Likewise, Gérard Depardieu’s cleric faces crippling doubt over whether God or Satan holds more power in the wicked world, and therefore in himself. But Kierkegaard might have pointed out that only in a moment of supreme disorientation like this can the first step in true faith be taken.
10. Spring, Summer, Fall, Winter… and Spring
Whose philosophy is best represented by this movie? Gautama Buddha:
“All conditioned things are impermanent — when one sees this with wisdom, one turns away from suffering.”
On a floating monastery in a beautiful lake, a young Buddhist monk and his master live their austere, simple lives in Spring, Summer, Fall, Winter… and Spring. This film traces the life of the young monk as he grows into adulthood and old age, with each stage of his life represented by a season of the year.
The wise master oversees the boy’s training with the kindness and patience of a parent, using the child’s failures and successes to teach valuable life lessons. But when the teenage boy falls in love for the first time, his carefully planned circle of life is threatened with disruption.

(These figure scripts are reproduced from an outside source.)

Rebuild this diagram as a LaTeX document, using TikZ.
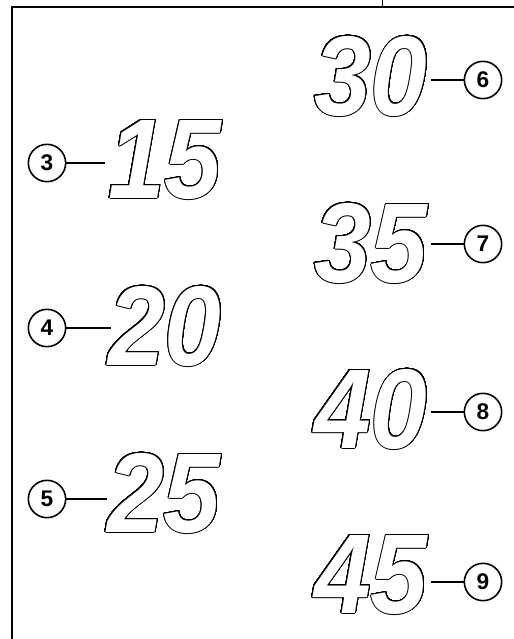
\documentclass[tikz,border=0pt]{standalone}
\usepackage{fontspec}
\setmainfont{Liberation Sans}
\newfontfamily\digitfont[FakeStretch=0.9]{Liberation Sans Bold Italic}
\usepackage{contour}
\contourlength{0.75pt}
\contournumber{48}

\begin{document}
\begin{tikzpicture}[
    x=0.75pt, y=-0.75pt, % pixel grid of the sheet
    callout/.style={draw, circle, line width=1.2pt, minimum size=28pt, inner sep=0pt,
        font=\bfseries\fontsize{17}{18}\selectfont}, % Style for item numbers
    num/.style={inner sep=0pt, text=white, font=\digitfont\fontsize{85}{90}\selectfont},
    lead/.style={line width=1.2pt}
]
\useasboundingbox (0,0) rectangle (514,639);

% Frame
\draw[line width=1.5pt] (12,639) -- (12,7) -- (514,7);
\draw[line width=0.6pt] (382,0) -- (382,7);

% Left column
\node[num, anchor=base west] (n15) at (108,198) {\contour{black}{15}};
\node[num, anchor=base west] (n20) at (108,365) {\contour{black}{20}};
\node[num, anchor=base west] (n25) at (107,532) {\contour{black}{25}};

% Right column
\node[num, anchor=base east] (n30) at (428,115) {\contour{black}{30}};
\node[num, anchor=base east] (n35) at (428,282) {\contour{black}{35}};
\node[num, anchor=base east] (n40) at (428,448) {\contour{black}{40}};
\node[num, anchor=base east] (n45) at (428,613) {\contour{black}{45}};

% Item numbers
\node[callout] (c3) at (47,163) {3};
\node[callout] (c4) at (47,328) {4};
\node[callout] (c5) at (47,499) {5};
\node[callout] (c6) at (483,80) {6};
\node[callout] (c7) at (483,244) {7};
\node[callout] (c8) at (483,412) {8};
\node[callout] (c9) at (483,582) {9};

% Leaders
\draw[lead] (c3) -- ([xshift=-2pt]c3 -| n15.west);
\draw[lead] (c4) -- ([xshift=2pt]c4 -| n20.west);
\draw[lead] (c5) -- ([xshift=0pt]c5 -| n25.west);
\draw[lead] (c6) -- ([xshift=2pt]c6 -| n30.east);
\draw[lead] (c7) -- ([xshift=2pt]c7 -| n35.east);
\draw[lead] (c8) -- ([xshift=2pt]c8 -| n40.east);
\draw[lead] (c9) -- ([xshift=2pt]c9 -| n45.east);

\end{tikzpicture}
\end{document}
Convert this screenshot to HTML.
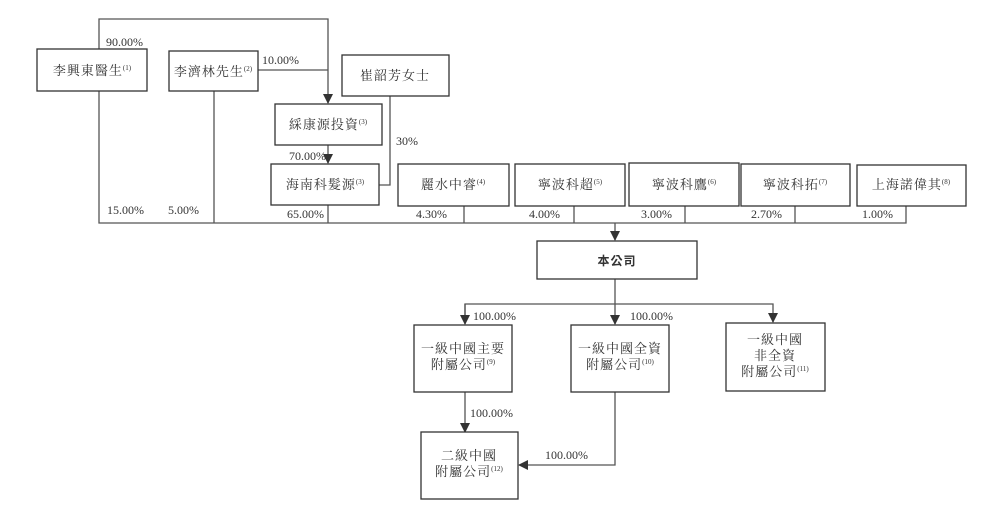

This film perfectly exemplifies Buddhist teaching and ideals in both its narrative structure and its message. By framing its story within the changing seasons of the year and of life, it reminds us of the impermanent yet recurring nature of each stage of existence. The great Gautama Buddha sought to help people understand why they suffer and how they can end their suffering.
Likewise, the master in Spring, Summer, Fall, Winter… and Spring knows and seeks to teach his student that the importance of every season should be embraced without attachment. Siddhārtha Gautama taught that by maintaining the proper perspective and welcoming each change in one’s life, we may avoid the sorrow that comes from clinging to either the joys or sorrows of any given season, and thereby achieve balance.